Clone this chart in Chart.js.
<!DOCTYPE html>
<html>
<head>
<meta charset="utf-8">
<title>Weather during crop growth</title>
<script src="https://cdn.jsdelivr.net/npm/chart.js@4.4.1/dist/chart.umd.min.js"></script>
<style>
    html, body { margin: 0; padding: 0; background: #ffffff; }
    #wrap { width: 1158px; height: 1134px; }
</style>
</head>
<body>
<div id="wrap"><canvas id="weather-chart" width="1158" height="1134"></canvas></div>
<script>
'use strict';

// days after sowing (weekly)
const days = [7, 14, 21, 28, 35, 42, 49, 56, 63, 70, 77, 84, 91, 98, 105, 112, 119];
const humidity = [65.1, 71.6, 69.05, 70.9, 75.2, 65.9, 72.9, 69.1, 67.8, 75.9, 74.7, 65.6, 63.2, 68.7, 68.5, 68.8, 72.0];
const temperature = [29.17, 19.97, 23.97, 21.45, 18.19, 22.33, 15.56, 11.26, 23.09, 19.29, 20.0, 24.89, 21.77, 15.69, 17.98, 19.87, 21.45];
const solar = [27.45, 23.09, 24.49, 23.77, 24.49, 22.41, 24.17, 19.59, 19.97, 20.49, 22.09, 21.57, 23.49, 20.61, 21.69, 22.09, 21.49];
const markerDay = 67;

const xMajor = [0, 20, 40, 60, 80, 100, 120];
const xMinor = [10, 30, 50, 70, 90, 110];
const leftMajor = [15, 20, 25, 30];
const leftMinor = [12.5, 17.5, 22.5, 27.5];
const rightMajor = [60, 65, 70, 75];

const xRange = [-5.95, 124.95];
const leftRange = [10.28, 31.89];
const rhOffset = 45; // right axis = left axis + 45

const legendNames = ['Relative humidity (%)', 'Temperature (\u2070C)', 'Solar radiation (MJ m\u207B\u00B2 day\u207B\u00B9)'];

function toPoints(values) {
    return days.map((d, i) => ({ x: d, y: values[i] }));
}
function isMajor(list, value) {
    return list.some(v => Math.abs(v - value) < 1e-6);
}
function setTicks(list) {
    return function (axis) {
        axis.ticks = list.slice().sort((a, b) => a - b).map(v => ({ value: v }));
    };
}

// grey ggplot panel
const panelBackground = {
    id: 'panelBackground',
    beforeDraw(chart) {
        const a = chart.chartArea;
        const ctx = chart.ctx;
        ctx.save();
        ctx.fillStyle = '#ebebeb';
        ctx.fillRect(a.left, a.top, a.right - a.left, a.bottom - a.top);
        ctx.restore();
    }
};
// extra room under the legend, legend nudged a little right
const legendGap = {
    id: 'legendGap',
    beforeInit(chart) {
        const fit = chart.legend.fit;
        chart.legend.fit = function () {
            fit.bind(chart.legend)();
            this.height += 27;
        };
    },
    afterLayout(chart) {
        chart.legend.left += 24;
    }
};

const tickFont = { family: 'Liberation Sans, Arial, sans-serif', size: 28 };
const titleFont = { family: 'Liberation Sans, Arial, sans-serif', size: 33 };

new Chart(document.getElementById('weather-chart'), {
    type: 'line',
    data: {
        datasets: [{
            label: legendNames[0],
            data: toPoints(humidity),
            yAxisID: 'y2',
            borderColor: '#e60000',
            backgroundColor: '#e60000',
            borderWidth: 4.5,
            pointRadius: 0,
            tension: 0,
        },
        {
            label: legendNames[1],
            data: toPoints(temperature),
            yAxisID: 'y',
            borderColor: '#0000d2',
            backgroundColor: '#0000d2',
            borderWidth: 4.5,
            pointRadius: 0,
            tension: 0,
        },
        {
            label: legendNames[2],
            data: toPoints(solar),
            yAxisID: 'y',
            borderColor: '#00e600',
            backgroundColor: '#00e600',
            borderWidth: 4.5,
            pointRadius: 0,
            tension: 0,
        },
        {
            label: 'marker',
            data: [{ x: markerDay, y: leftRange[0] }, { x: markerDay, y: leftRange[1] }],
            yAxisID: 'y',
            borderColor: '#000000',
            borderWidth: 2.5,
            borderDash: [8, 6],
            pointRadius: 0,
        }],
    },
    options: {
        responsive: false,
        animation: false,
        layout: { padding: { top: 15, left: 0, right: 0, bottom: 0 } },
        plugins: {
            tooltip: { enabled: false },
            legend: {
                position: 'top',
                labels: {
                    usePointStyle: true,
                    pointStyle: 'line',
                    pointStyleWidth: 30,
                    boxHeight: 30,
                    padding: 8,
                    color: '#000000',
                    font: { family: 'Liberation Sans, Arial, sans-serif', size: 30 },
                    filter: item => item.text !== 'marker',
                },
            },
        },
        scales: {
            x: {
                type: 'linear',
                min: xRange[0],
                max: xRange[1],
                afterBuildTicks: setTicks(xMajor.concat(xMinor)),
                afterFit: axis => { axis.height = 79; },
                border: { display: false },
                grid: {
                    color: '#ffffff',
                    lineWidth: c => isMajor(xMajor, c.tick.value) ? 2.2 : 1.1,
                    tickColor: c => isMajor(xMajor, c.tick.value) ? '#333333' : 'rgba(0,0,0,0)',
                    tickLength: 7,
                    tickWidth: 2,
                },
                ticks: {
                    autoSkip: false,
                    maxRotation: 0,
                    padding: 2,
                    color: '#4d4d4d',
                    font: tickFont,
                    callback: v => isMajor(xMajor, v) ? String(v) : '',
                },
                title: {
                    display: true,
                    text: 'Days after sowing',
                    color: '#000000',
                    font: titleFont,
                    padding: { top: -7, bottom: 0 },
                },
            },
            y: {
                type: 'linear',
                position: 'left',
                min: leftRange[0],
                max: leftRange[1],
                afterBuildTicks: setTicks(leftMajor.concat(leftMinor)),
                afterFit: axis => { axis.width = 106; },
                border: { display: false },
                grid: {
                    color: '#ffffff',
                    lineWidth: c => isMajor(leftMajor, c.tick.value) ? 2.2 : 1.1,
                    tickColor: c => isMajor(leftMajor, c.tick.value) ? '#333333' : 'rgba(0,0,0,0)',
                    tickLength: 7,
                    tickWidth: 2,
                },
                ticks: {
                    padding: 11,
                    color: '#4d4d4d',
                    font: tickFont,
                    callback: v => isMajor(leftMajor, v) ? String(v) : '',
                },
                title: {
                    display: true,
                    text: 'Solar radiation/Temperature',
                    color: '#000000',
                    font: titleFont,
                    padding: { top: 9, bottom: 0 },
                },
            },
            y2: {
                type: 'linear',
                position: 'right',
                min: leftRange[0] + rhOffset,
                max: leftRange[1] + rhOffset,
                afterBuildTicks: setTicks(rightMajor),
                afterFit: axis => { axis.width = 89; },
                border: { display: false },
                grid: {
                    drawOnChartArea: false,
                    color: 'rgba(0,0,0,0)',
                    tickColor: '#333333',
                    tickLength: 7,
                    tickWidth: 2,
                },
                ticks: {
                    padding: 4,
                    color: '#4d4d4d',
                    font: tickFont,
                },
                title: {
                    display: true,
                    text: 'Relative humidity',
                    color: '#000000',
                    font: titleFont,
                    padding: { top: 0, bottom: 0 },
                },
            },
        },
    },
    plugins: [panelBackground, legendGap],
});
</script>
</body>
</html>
-------
PROBLEM TO SOLVE: Please write out the material word for word from its first line through the line holding "const markerDay = 67;", including both, and no line past it.

EXPECTED ANSWER:
Clone this chart in Chart.js.
<!DOCTYPE html>
<html>
<head>
<meta charset="utf-8">
<title>Weather during crop growth</title>
<script src="https://cdn.jsdelivr.net/npm/chart.js@4.4.1/dist/chart.umd.min.js"></script>
<style>
    html, body { margin: 0; padding: 0; background: #ffffff; }
    #wrap { width: 1158px; height: 1134px; }
</style>
</head>
<body>
<div id="wrap"><canvas id="weather-chart" width="1158" height="1134"></canvas></div>
<script>
'use strict';

// days after sowing (weekly)
const days = [7, 14, 21, 28, 35, 42, 49, 56, 63, 70, 77, 84, 91, 98, 105, 112, 119];
const humidity = [65.1, 71.6, 69.05, 70.9, 75.2, 65.9, 72.9, 69.1, 67.8, 75.9, 74.7, 65.6, 63.2, 68.7, 68.5, 68.8, 72.0];
const temperature = [29.17, 19.97, 23.97, 21.45, 18.19, 22.33, 15.56, 11.26, 23.09, 19.29, 20.0, 24.89, 21.77, 15.69, 17.98, 19.87, 21.45];
const solar = [27.45, 23.09, 24.49, 23.77, 24.49, 22.41, 24.17, 19.59, 19.97, 20.49, 22.09, 21.57, 23.49, 20.61, 21.69, 22.09, 21.49];
const markerDay = 67;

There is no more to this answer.